Le Monde : Certains de ces jeunes n'ont-ils pas des raisons de s'en prendre à la police ?

Éric Raoult : J'ai envie de dire : il y a de tout chez les « keufs ». Mais je pense que ce n'est pas le rôle d'un groupe de musique de reproduire cette image stupide du flic tortionnaire. Beaucoup de policiers habitent les mêmes HLM, dans les mêmes cités que les jeunes qui écoutent NTM. Ils connaissent les mêmes galères et parfois les mêmes drames. On ne peut reprocher à une profession de vouloir se défendre contre des attitudes ou des paroles qui peuvent mettre la sécurité de ses membres en question. En outre, je n'accepte pas qu'on remette ainsi en question les efforts faits pour rapprocher les policiers de la jeunesse. J'ajoute enfin que Kool Shen et Joey Star sont parfois bien contents de pouvoir faire appel à la police pour protéger leurs concerts, qui représentent une activité commerciale assurément rentable.

Le Monde : Le climat local et la présence du FN à la mairie de Toulon n'ont-ils pas créé des conditions favorables aux incidents qui sont reprochés aux deux musiciens ?

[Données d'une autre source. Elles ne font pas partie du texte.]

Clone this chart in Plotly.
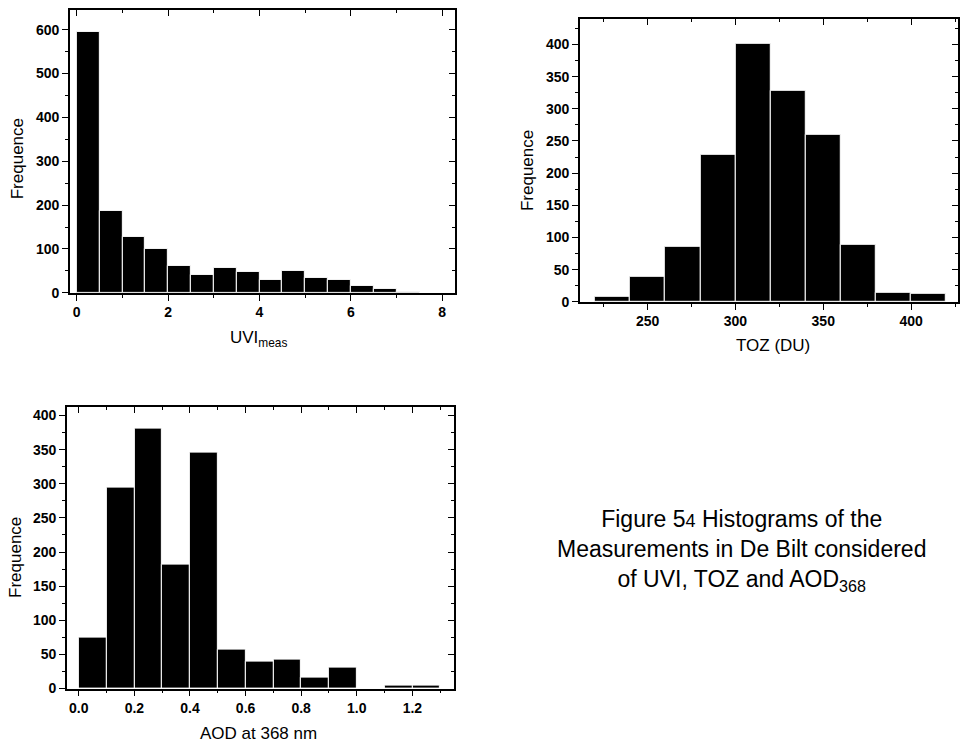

Éric Raoult : Peut-être. Mais on pourrait aussi épiloguer sur le côté un peu racoleur de certaines programmations... Il me semble qu'il existe des groupes de rap comme MC Solar ou des dizaines d'autres qui, sur les mêmes rythmes, avec des musiques d'aussi bonne qualité, transmettent une symbolique autrement positive. Les beurs réclament, à juste titre, le respect et la dignité. Ces notions ne sont pas unilatérales. Je ne vois pas pourquoi d'autres n'auraient pas droit à ce même respect, à cette même dignité, fussent-ils policiers. Je n'ai pas envie de voir apparaître une sorte de lepénisme de l'autre bord. Et je suggère à NTM de « niquer » le racisme, la violence ou le sida, plutôt que la police.